I am working on a corpus (text files - single space between each word) where I need to get word frequencies by single words, by words grouped by three, by four, and by five. I know I can wade through and eventually get what I want, but as only a semi-pro, before I delve into it, I wanted to get some feedback from those of you who have some experience with text manipulation so I am not reinventing the wheel.
Two main problems, one -- my text files are huge, from 50,000 to several million words per file (about 20 files). I've never worked with such huge files. What would be your suggestion on opening and working with such large files (to ease the processing/memory burden)? If I open a file and work with only parts of it at at time, I have to be sure that the file is split at the end of a sentence (signalled by a period)--I can't just randomly split the file into thirds or such.
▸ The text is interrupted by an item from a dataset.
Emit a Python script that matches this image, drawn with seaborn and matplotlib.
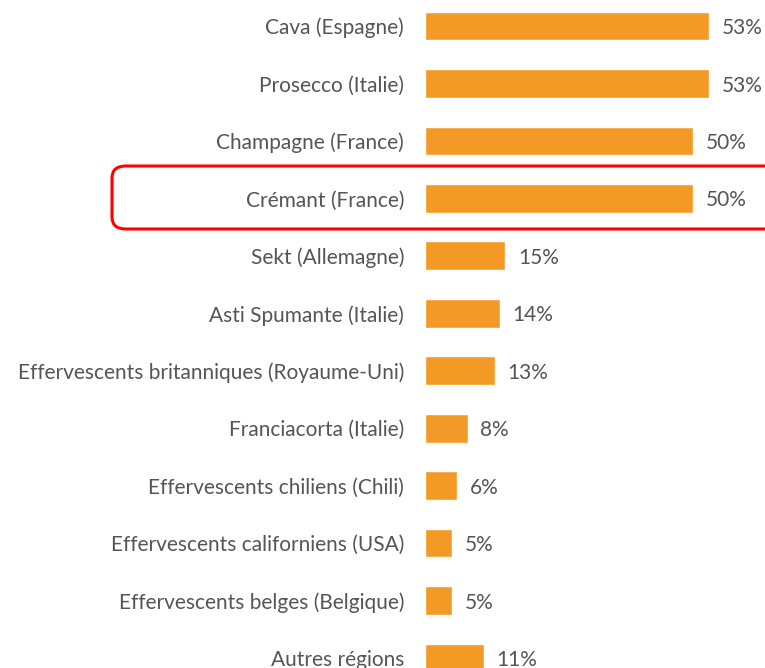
import matplotlib
matplotlib.use("Agg")
import matplotlib.pyplot as plt
from matplotlib.patches import FancyBboxPatch
import seaborn as sns
import pandas as pd

regions = [
    "Cava (Espagne)",
    "Prosecco (Italie)",
    "Champagne (France)",
    "Crémant (France)",
    "Sekt (Allemagne)",
    "Asti Spumante (Italie)",
    "Effervescents britanniques (Royaume-Uni)",
    "Franciacorta (Italie)",
    "Effervescents chiliens (Chili)",
    "Effervescents californiens (USA)",
    "Effervescents belges (Belgique)",
    "Autres régions",
]
shares = [53, 53, 50, 50, 15, 14, 13, 8, 6, 5, 5, 11]
highlight = "Crémant (France)"

df = pd.DataFrame({"region": regions, "share": shares})

sns.set_theme(style="white")
plt.rcParams["font.family"] = ["Lato", "DejaVu Sans"]

W, H = 765, 668
fig = plt.figure(figsize=(W / 100, H / 100), dpi=100)
ax = fig.add_axes([425 / W, 0, 1 - 425 / W, 1])

bar_color = "#F39A26"
text_color = "#555555"

sns.barplot(data=df, y="region", x="share", orient="h", color=bar_color,
            width=0.5, saturation=1, ax=ax)

ax.set_xlim(0, (W - 425) / 5.36)
ax.set_ylim(11 + 10 / 57.45, -26 / 57.45)
ax.set_xlabel("")
ax.set_ylabel("")
ax.set_xticks([])
for s in ax.spines.values():
    s.set_visible(False)
ax.tick_params(axis="y", length=0, pad=15, labelsize=15, labelcolor=text_color)

for i, v in enumerate(shares):
    ax.annotate(f"{v}%", xy=(v, i), xytext=(9, -1.5), textcoords="offset points",
                va="center", ha="left", fontsize=15, color=text_color)

# Rounded frame around the highlighted row
hi = regions.index(highlight)
y_top = 166 / H
y_bot = 229 / H
frame = FancyBboxPatch((112 / W, 1 - y_bot), (W + 20 - 112) / W, (y_bot - y_top),
                       boxstyle="round,pad=0,rounding_size=0.018",
                       transform=fig.transFigure, fill=False,
                       edgecolor="#FF0000", linewidth=2.2, clip_on=False)
fig.patches.append(frame)

fig.savefig("out.png", dpi=100)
I could split them up to smaller files manually but it would take some serious work and would seem to waste a good resource -- the computer.
Second, there are probably countless ways I could group the words by twoS threeS and fourS, using arrays or regex friendly functions and then get their frequencies, but I was hoping someone with experience might have some general knowledge that could point me in the right direction so that by the time I'm finished, my work is at least quasi-efficient (I'm an English professor, not a full-time programmer, though I consider myself a semi-pro).
I'm not looking for free code or anything, just a general algorithmic approach and maybe some of the best functions for working with such large text files.
although my php is pretty good, should I take up perl for this, as I here it is good at text manipulation?
sincerely,
clarkepeters.